### Task input
-*-*-
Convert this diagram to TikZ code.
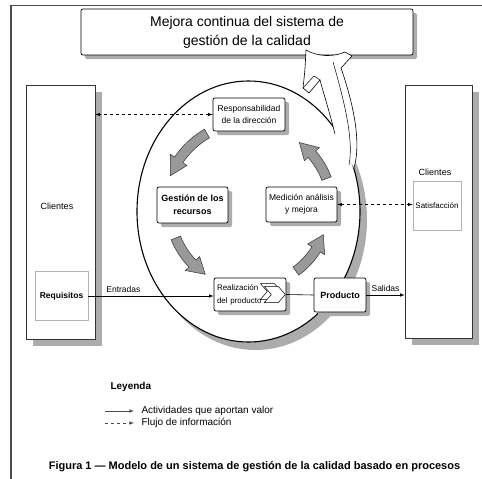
-*-*-
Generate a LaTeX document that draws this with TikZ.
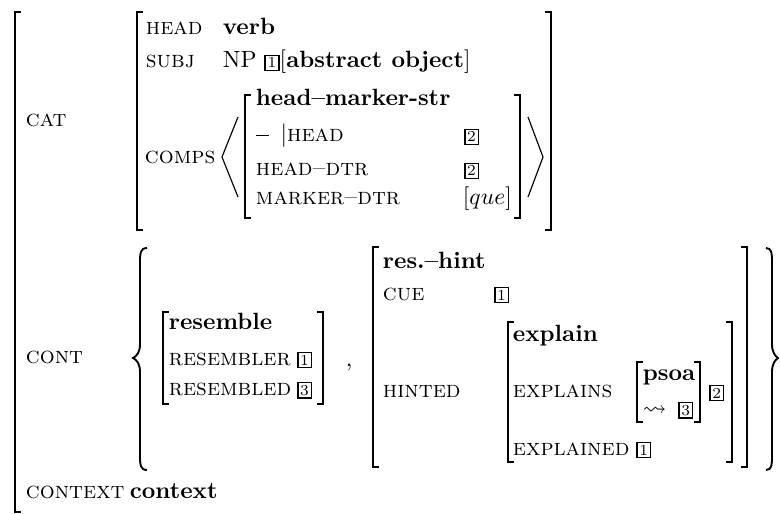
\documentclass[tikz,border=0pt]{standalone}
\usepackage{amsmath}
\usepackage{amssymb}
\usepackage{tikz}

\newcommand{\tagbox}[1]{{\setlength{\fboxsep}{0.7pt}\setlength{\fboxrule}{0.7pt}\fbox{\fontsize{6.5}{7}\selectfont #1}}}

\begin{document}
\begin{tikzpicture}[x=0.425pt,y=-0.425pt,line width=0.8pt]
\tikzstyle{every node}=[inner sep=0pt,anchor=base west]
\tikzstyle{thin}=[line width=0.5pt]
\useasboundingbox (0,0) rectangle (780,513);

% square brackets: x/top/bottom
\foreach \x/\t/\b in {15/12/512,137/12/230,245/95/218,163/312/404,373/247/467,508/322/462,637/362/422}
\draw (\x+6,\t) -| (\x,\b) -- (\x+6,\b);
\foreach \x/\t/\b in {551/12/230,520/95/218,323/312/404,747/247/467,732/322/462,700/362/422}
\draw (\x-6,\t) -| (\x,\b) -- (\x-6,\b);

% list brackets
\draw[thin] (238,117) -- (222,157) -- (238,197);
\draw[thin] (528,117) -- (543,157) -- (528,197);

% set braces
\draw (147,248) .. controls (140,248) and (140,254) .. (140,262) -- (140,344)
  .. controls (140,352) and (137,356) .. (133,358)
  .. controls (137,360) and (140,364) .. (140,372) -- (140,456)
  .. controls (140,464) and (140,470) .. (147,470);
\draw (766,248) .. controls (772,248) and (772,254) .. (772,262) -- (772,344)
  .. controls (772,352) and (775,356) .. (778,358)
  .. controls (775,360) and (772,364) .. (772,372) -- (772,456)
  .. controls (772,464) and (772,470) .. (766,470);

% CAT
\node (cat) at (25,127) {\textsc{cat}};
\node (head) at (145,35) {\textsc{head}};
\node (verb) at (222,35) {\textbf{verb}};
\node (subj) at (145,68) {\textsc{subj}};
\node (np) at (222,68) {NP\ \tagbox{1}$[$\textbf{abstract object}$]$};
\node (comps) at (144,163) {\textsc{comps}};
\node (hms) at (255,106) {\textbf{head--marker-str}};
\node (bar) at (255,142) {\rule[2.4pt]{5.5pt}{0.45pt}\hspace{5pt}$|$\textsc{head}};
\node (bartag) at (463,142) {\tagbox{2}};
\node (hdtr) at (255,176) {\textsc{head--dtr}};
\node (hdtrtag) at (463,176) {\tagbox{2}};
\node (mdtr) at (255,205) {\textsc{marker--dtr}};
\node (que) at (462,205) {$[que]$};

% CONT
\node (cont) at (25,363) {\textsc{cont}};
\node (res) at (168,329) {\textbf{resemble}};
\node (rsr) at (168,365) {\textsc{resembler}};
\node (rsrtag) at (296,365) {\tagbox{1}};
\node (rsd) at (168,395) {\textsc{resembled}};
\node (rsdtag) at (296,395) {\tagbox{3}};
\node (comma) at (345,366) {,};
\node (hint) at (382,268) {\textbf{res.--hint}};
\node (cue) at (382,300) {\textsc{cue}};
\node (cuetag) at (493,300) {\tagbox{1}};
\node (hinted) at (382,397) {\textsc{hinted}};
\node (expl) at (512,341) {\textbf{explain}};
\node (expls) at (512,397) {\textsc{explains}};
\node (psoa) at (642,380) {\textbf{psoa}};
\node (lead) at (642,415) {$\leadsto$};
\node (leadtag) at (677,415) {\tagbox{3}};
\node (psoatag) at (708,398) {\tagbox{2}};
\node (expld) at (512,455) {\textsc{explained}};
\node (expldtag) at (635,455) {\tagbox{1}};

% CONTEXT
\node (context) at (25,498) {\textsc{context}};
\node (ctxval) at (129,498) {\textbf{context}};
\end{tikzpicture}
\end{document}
-*-*-
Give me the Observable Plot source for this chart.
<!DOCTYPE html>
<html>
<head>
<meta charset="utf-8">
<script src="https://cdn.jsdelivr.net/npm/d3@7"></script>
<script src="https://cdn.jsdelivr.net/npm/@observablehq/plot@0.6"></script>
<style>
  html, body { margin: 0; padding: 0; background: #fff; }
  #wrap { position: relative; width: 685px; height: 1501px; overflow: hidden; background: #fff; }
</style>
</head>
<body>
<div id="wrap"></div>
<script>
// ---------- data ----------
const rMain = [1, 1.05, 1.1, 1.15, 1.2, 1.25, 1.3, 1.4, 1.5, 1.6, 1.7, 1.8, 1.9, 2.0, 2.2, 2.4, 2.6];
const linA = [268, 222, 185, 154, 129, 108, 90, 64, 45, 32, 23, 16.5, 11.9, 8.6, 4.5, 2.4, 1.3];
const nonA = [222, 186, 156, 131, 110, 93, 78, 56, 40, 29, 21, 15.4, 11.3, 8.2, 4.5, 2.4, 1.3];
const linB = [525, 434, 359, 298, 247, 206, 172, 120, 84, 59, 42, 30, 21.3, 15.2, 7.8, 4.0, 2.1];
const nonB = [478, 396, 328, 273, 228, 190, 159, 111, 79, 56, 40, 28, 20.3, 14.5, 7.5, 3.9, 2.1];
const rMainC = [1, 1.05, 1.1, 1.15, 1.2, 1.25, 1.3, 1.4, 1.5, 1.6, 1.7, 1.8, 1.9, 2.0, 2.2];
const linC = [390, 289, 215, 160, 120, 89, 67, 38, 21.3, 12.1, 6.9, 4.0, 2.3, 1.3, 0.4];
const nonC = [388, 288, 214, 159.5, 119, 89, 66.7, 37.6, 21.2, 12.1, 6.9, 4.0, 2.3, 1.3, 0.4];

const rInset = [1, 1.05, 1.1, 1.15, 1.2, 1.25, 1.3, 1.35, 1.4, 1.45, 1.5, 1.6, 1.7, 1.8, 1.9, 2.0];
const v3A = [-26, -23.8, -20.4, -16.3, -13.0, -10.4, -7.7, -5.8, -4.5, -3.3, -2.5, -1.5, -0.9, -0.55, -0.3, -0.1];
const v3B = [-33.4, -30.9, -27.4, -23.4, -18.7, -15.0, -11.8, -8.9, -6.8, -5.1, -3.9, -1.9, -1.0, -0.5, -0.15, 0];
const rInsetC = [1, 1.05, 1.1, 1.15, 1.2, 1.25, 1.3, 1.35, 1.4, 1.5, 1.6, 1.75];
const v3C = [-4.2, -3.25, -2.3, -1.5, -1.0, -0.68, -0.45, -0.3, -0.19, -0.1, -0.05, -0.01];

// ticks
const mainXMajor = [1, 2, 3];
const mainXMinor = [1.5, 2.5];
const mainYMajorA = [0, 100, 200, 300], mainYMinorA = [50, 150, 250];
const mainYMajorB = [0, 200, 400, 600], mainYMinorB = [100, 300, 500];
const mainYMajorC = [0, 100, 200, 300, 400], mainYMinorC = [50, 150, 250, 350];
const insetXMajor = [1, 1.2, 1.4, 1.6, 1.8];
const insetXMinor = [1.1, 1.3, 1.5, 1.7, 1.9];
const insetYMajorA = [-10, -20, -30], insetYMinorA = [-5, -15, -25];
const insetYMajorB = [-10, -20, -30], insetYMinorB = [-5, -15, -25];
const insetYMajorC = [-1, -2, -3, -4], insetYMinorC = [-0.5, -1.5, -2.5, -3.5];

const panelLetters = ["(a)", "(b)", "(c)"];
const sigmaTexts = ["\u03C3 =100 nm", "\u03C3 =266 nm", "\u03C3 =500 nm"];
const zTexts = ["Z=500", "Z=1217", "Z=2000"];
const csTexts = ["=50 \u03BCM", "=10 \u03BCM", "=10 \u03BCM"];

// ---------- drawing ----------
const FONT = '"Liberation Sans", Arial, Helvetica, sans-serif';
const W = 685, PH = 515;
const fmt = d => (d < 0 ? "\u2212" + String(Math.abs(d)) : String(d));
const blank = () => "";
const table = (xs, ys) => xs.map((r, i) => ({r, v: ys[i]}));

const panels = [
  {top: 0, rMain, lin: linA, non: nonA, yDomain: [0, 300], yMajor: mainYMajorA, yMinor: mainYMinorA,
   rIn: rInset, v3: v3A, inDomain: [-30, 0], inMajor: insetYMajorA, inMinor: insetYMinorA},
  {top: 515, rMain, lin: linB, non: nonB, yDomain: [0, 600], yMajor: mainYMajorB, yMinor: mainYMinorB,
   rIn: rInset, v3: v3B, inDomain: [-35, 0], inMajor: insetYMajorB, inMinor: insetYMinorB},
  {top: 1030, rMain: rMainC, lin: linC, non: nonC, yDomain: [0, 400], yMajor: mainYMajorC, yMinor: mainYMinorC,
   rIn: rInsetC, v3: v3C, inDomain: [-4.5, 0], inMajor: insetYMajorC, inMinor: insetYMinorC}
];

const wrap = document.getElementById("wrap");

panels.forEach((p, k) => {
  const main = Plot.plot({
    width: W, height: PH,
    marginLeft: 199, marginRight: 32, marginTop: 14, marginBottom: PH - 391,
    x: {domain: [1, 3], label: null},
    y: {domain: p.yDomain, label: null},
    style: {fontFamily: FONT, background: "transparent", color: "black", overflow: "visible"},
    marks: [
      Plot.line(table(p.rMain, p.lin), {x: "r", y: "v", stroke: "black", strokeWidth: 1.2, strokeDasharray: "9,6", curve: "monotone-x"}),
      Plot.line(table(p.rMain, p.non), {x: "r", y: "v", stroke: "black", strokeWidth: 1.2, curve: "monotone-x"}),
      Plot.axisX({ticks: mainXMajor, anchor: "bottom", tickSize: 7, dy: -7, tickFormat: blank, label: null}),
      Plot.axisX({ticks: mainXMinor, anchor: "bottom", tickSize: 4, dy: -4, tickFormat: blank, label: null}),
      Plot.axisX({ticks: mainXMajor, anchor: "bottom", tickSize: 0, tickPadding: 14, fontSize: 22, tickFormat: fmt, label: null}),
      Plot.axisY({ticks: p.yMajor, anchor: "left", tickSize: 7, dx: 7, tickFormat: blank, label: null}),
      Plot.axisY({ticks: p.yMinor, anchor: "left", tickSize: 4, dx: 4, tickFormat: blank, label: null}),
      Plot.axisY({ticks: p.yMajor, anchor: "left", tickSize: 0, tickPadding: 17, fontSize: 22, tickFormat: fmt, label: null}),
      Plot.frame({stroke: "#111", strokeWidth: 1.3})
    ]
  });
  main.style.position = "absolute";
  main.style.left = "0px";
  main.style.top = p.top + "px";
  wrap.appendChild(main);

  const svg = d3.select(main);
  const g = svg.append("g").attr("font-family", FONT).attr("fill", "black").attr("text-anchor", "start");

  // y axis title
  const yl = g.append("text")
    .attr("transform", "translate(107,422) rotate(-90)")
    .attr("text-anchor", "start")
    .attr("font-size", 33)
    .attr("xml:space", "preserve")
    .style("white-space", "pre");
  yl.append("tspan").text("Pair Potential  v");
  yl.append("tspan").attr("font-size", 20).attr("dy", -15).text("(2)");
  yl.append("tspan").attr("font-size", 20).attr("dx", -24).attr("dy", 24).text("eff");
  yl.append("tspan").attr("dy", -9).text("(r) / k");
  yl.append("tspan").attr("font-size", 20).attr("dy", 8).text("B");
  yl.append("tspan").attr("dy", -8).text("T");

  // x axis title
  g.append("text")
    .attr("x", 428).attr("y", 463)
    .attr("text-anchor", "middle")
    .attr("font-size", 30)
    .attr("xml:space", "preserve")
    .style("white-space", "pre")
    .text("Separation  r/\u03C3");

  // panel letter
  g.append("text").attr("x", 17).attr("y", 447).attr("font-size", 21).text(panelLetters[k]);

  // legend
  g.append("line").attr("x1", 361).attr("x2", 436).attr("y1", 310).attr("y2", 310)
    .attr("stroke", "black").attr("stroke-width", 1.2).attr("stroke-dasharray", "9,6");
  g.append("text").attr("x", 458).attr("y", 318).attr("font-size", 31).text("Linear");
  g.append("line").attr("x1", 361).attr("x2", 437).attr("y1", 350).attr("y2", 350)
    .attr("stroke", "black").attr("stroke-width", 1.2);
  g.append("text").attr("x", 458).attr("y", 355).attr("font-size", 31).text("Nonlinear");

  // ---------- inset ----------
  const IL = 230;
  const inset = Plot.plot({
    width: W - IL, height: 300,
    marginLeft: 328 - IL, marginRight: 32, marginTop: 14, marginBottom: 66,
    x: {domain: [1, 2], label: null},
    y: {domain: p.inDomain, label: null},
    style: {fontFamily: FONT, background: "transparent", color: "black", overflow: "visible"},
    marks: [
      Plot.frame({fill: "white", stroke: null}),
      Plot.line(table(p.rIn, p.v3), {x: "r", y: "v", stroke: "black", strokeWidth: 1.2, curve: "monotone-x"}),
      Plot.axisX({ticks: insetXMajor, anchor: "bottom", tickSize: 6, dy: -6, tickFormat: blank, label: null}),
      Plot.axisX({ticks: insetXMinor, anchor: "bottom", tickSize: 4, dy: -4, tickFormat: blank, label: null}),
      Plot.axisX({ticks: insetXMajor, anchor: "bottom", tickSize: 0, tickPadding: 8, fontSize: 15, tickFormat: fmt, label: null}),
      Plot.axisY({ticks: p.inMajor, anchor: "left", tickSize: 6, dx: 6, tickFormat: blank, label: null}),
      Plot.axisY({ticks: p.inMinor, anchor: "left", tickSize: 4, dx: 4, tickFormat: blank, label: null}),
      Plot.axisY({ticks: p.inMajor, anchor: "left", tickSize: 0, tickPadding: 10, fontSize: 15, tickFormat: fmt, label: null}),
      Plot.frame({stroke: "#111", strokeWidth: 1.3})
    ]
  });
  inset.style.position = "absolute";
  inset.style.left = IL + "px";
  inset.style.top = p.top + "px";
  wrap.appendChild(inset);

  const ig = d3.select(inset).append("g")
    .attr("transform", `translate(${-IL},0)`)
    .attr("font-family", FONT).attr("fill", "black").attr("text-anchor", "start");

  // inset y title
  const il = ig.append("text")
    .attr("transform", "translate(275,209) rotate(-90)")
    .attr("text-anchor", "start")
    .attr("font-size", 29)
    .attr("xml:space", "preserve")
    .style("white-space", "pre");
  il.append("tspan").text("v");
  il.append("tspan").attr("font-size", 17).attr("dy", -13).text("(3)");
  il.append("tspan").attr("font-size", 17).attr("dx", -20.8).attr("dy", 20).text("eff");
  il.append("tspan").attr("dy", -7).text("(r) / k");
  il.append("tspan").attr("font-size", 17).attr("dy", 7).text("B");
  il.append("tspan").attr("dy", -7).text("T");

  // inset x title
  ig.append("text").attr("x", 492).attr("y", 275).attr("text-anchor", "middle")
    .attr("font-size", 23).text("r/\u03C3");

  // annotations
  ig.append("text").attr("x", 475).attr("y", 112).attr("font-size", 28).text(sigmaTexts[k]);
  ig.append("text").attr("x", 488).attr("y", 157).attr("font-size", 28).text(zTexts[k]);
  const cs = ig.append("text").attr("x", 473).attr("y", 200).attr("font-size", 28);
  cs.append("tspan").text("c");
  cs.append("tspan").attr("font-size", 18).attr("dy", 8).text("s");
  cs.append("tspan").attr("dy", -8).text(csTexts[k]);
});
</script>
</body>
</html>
-*-*-
### What is asked
List each line in the listing that contains the string "this".

### Solution
Convert this diagram to TikZ code.
Generate a LaTeX document that draws this with TikZ.
Give me the Observable Plot source for this chart.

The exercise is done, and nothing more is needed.